Jason and the Argonauts

Jason and the Argonauts (1963) dir. Don Chaffey
Starring: Todd Armstrong, Niall MacGinnis, Jack Gwillim, Nancy Kovack


By Alan Bacchus

It’s difficult to enjoy ‘Jason and the Argonauts’ beyond its influence on some of today’s action/sci-fi/horror filmmakers. I can appreciate a good b-movie, but even within this pastiche context it’s a pretty awful film.

The famous Greek myth of Jason hero who intrepidly leads an army of warriors in search of the Golden fleece serves only to showcase the special effect of the great stop motion artist Ray Harryhausen and for most its running time we have to wait labouriously for these glorious moments.

Unfortunately Harryhausen’s matting and blue-screen process effects extend longer than his reach and look just plain awful, especially under super crisp high definition. But its his legendary stop motion creatures which are the showcase of this film and still awe-inspiring to this day,

Take for instance the giant statue set piece at the top of the film. As Jason and his bunch land at the beach on the isle of Bronze, one of his soldiers steals a scared pin and unleashes a statue who suddenly becomes animate. The attack of the statue on the Argonauts is choreographed and composed with truly awesome epic value and scope. The statue’s attack on the Argo ship straddling to edges of a channel is a glorious moment.

There's also the rock landslide scene, which has Jason's ship saved by the merman who provides a barrier to the rocks which allows it to pass. There’s also Jason’s toil with the multi-headed hydro snake which guards the fleece; and for cinephiles, the key set piece we sit and wait for, the film’s most famous scene, the skeleton sword fight at the end – a scene Sam Raimi famously reworked into ‘Army of Darkness’.

Like Harryhausen's last film 'Clash of the Titans’, as the heroes on earth battle the beasts the Gods in the clouds watch below and control the action like chess pieces on a board. Zeus in this film is played unmemorably by Niall MacGinnis, Dr. No Bond villain Honor ("Pussy Galore") Blackman shows up on Olympus though as the lovely Hera.

Somehow the producers had a relationship with the great Bernard Herrman who along with composing some of the greatest scores ever in the 50’s and 60’s for Hitchcock, did a number of these b-action monster movies. Scour through Herrman’s filmography and you’ll see a scattering of high profile hits and disposable b-movies. Unfortunately Herrman’s score can only bring the picture up a notch or so, as it’s a largely unmemorable music and not his best work.
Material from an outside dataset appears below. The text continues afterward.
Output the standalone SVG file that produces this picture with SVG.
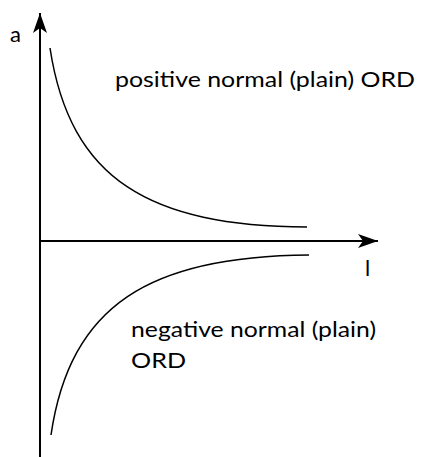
<svg xmlns="http://www.w3.org/2000/svg" width="422" height="457" viewBox="0 0 422 457">
<style>
.ax{stroke:#000;stroke-width:2;fill:none}
.cv{stroke:#000;stroke-width:1.5;fill:none}
.t{font-family:Lato,"Liberation Sans",sans-serif;fill:#000;font-size:22px}
</style>
<defs>
<marker id="ah" viewBox="0 0 20 14" refX="20" refY="7" markerWidth="20" markerHeight="14" markerUnits="userSpaceOnUse" orient="auto">
<path d="M0,0 L20,7 L0,14 L5,7 Z" fill="#000"/>
</marker>
</defs>
<rect width="422" height="457" fill="#fff"/>
<g id="connectors">
<line class="ax" x1="40" y1="457" x2="40" y2="13" marker-end="url(#ah)"/>
<line class="ax" x1="40" y1="241" x2="378" y2="241" marker-end="url(#ah)"/>
<path id="positive-curve" class="cv" d="M50,48 C70,180 150,226 307,227"/>
<path id="negative-curve" class="cv" d="M51,435 C70,305 150,256 309,255"/>
</g>
<g id="label-a"><text class="t" x="10" y="42">a</text></g>
<g id="label-l"><text class="t" x="365" y="276">l</text></g>
<g id="label-positive"><text class="t" x="115" y="87" textLength="300" lengthAdjust="spacingAndGlyphs">positive normal (plain) ORD</text></g>
<g id="label-negative"><text class="t" x="131" y="337" textLength="245" lengthAdjust="spacingAndGlyphs">negative normal (plain)</text><text class="t" x="131" y="368" textLength="55" lengthAdjust="spacingAndGlyphs">ORD</text></g>
</svg>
So, unfortunately 'Jason and the Argonauts' hasn’t aged well, the acting atrocious and most of the process effects glaringly poor, but Ray Harryhausen’s set pieces still reign supreme and is at least worthy of fast-forwarding to.

1 comment :

dave said...

I think that it's somewhat unfair to judge old classic films (and for it's genre this is a classic) because one simply can't do so without making a kind of latent comparison with current standards.
Many classic books thought to be monumental works for their times read miserably in this day and age.
Music only ten years old can even sound "old fashioned"
in fact, whether music, literature or art, I think that very few works can truly stand the test of time.
Just listen to Micheal Jacksons "Thriller" and you'll notice how "dusty" and "old" it sounds.